## What is expected
All the data below goes into the copy word for word, but the pictures don't.
☆ ☆ ☆ ☆
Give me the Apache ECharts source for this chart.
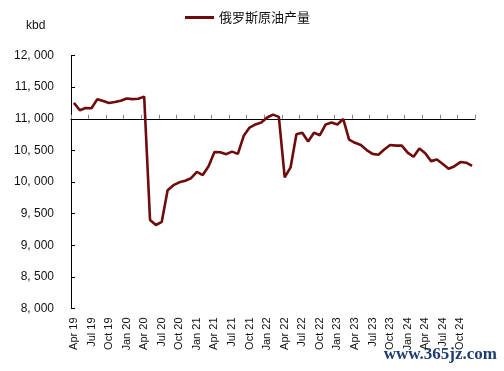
<!DOCTYPE html>
<html>
<head>
<meta charset="utf-8">
<script src="https://cdn.jsdelivr.net/npm/echarts@6/dist/echarts.min.js"></script>
<style>
html,body{margin:0;padding:0;background:#fff;}
#c{width:504px;height:371px;}
</style>
</head>
<body>
<div id="c"></div>
<script>
var categories = [
 "Apr 19","May 19","Jun 19","Jul 19","Aug 19","Sep 19","Oct 19","Nov 19","Dec 19",
 "Jan 20","Feb 20","Mar 20","Apr 20","May 20","Jun 20","Jul 20","Aug 20","Sep 20","Oct 20","Nov 20","Dec 20",
 "Jan 21","Feb 21","Mar 21","Apr 21","May 21","Jun 21","Jul 21","Aug 21","Sep 21","Oct 21","Nov 21","Dec 21",
 "Jan 22","Feb 22","Mar 22","Apr 22","May 22","Jun 22","Jul 22","Aug 22","Sep 22","Oct 22","Nov 22","Dec 22",
 "Jan 23","Feb 23","Mar 23","Apr 23","May 23","Jun 23","Jul 23","Aug 23","Sep 23","Oct 23","Nov 23","Dec 23",
 "Jan 24","Feb 24","Mar 24","Apr 24","May 24","Jun 24","Jul 24","Aug 24","Sep 24","Oct 24","Nov 24","Dec 24"
];
var seriesName = "俄罗斯原油产量";
var production = [
 11250,11135,11170,11165,11310,11280,11250,11265,11285,
 11320,11310,11315,11350,9400,9320,9370,9870,9950,9995,10020,10060,
 10160,10110,10250,10475,10470,10440,10480,10445,10730,10860,10910,10940,
 11020,11065,11030,10075,10230,10755,10780,10640,10780,10740,10910,10940,
 10910,10995,10670,10620,10585,10505,10445,10430,10515,10585,10575,10575,
 10465,10400,10530,10455,10330,10355,10285,10210,10250,10315,10305,10255
];
var yMin = 8000, yMax = 12000, yStep = 500, crossValue = 11000;
var unitLabel = "kbd";
var watermark = "www.365jz.com";

var gridTop = 55.5, gridBottom = 62.5, gridLeft = 71, gridRight = 29;
var gridH = 371 - gridTop - gridBottom;
var crossOffset = -gridH * (crossValue - yMin) / (yMax - yMin);

function fmt(v){
  var s = String(v);
  if (s.length > 3) return s.slice(0, s.length-3) + ", " + s.slice(s.length-3);
  return s;
}

var chart = echarts.init(document.getElementById('c'), null, {renderer:'canvas'});
chart.setOption({
  animation:false,
  backgroundColor:'#fff',
  textStyle:{fontFamily:'Liberation Sans, Arial, sans-serif'},
  title:{text:unitLabel,left:21,top:15,textStyle:{fontSize:12,fontWeight:'normal',color:'#111',fontFamily:'Liberation Sans, Arial'}},
  legend:{
    data:[seriesName],top:6,left:180,
    icon:'rect',itemWidth:29,itemHeight:3,itemGap:6,
    textStyle:{fontSize:13,color:'#111',fontFamily:'Noto Sans CJK SC'}
  },
  grid:{left:gridLeft,right:gridRight,top:gridTop,bottom:gridBottom,containLabel:false},
  xAxis:[{
    type:'category',data:categories,boundaryGap:true,
    axisLine:{show:false},axisTick:{show:false},
    axisLabel:{interval:2,rotate:90,fontSize:11,color:'#111',margin:9,fontFamily:'Liberation Sans, Arial'},
    splitLine:{show:false}
  },{
    type:'category',data:categories,boundaryGap:true,position:'bottom',offset:crossOffset,
    axisLine:{show:true,lineStyle:{color:'#000',width:1}},
    axisTick:{show:true,inside:true,interval:2,length:4,lineStyle:{color:'#888'}},
    axisLabel:{show:false},splitLine:{show:false}
  }],
  yAxis:{
    type:'value',min:yMin,max:yMax,interval:yStep,
    axisLine:{show:true,lineStyle:{color:'#000',width:1}},
    axisTick:{show:true,inside:true,length:4,lineStyle:{color:'#000'}},
    axisLabel:{fontSize:12,color:'#111',margin:17,formatter:fmt,fontFamily:'Liberation Sans, Arial'},
    splitLine:{show:false}
  },
  series:[{
    name:seriesName,type:'line',data:production,xAxisIndex:0,
    showSymbol:false,symbol:'none',
    lineStyle:{color:'#6E0B0B',width:2.6},
    itemStyle:{color:'#6E0B0B'},
    z:5
  }],
  graphic:[{
    type:'text',right:7,top:346,
    style:{text:watermark,fontSize:17,fontFamily:'Liberation Serif',fontWeight:'bold',fill:'#1F3D70'}
  }]
});
</script>
</body>
</html>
☆ ☆ ☆ ☆
## Answer to the task
Give me the Apache ECharts source for this chart.
<!DOCTYPE html>
<html>
<head>
<meta charset="utf-8">
<script src="https://cdn.jsdelivr.net/npm/echarts@6/dist/echarts.min.js"></script>
<style>
html,body{margin:0;padding:0;background:#fff;}
#c{width:504px;height:371px;}
</style>
</head>
<body>
<div id="c"></div>
<script>
var categories = [
 "Apr 19","May 19","Jun 19","Jul 19","Aug 19","Sep 19","Oct 19","Nov 19","Dec 19",
 "Jan 20","Feb 20","Mar 20","Apr 20","May 20","Jun 20","Jul 20","Aug 20","Sep 20","Oct 20","Nov 20","Dec 20",
 "Jan 21","Feb 21","Mar 21","Apr 21","May 21","Jun 21","Jul 21","Aug 21","Sep 21","Oct 21","Nov 21","Dec 21",
 "Jan 22","Feb 22","Mar 22","Apr 22","May 22","Jun 22","Jul 22","Aug 22","Sep 22","Oct 22","Nov 22","Dec 22",
 "Jan 23","Feb 23","Mar 23","Apr 23","May 23","Jun 23","Jul 23","Aug 23","Sep 23","Oct 23","Nov 23","Dec 23",
 "Jan 24","Feb 24","Mar 24","Apr 24","May 24","Jun 24","Jul 24","Aug 24","Sep 24","Oct 24","Nov 24","Dec 24"
];
var seriesName = "俄罗斯原油产量";
var production = [
 11250,11135,11170,11165,11310,11280,11250,11265,11285,
 11320,11310,11315,11350,9400,9320,9370,9870,9950,9995,10020,10060,
 10160,10110,10250,10475,10470,10440,10480,10445,10730,10860,10910,10940,
 11020,11065,11030,10075,10230,10755,10780,10640,10780,10740,10910,10940,
 10910,10995,10670,10620,10585,10505,10445,10430,10515,10585,10575,10575,
 10465,10400,10530,10455,10330,10355,10285,10210,10250,10315,10305,10255
];
var yMin = 8000, yMax = 12000, yStep = 500, crossValue = 11000;
var unitLabel = "kbd";
var watermark = "www.365jz.com";

var gridTop = 55.5, gridBottom = 62.5, gridLeft = 71, gridRight = 29;
var gridH = 371 - gridTop - gridBottom;
var crossOffset = -gridH * (crossValue - yMin) / (yMax - yMin);

function fmt(v){
  var s = String(v);
  if (s.length > 3) return s.slice(0, s.length-3) + ", " + s.slice(s.length-3);
  return s;
}

var chart = echarts.init(document.getElementById('c'), null, {renderer:'canvas'});
chart.setOption({
  animation:false,
  backgroundColor:'#fff',
  textStyle:{fontFamily:'Liberation Sans, Arial, sans-serif'},
  title:{text:unitLabel,left:21,top:15,textStyle:{fontSize:12,fontWeight:'normal',color:'#111',fontFamily:'Liberation Sans, Arial'}},
  legend:{
    data:[seriesName],top:6,left:180,
    icon:'rect',itemWidth:29,itemHeight:3,itemGap:6,
    textStyle:{fontSize:13,color:'#111',fontFamily:'Noto Sans CJK SC'}
  },
  grid:{left:gridLeft,right:gridRight,top:gridTop,bottom:gridBottom,containLabel:false},
  xAxis:[{
    type:'category',data:categories,boundaryGap:true,
    axisLine:{show:false},axisTick:{show:false},
    axisLabel:{interval:2,rotate:90,fontSize:11,color:'#111',margin:9,fontFamily:'Liberation Sans, Arial'},
    splitLine:{show:false}
  },{
    type:'category',data:categories,boundaryGap:true,position:'bottom',offset:crossOffset,
    axisLine:{show:true,lineStyle:{color:'#000',width:1}},
    axisTick:{show:true,inside:true,interval:2,length:4,lineStyle:{color:'#888'}},
    axisLabel:{show:false},splitLine:{show:false}
  }],
  yAxis:{
    type:'value',min:yMin,max:yMax,interval:yStep,
    axisLine:{show:true,lineStyle:{color:'#000',width:1}},
    axisTick:{show:true,inside:true,length:4,lineStyle:{color:'#000'}},
    axisLabel:{fontSize:12,color:'#111',margin:17,formatter:fmt,fontFamily:'Liberation Sans, Arial'},
    splitLine:{show:false}
  },
  series:[{
    name:seriesName,type:'line',data:production,xAxisIndex:0,
    showSymbol:false,symbol:'none',
    lineStyle:{color:'#6E0B0B',width:2.6},
    itemStyle:{color:'#6E0B0B'},
    z:5
  }],
  graphic:[{
    type:'text',right:7,top:346,
    style:{text:watermark,fontSize:17,fontFamily:'Liberation Serif',fontWeight:'bold',fill:'#1F3D70'}
  }]
});
</script>
</body>
</html>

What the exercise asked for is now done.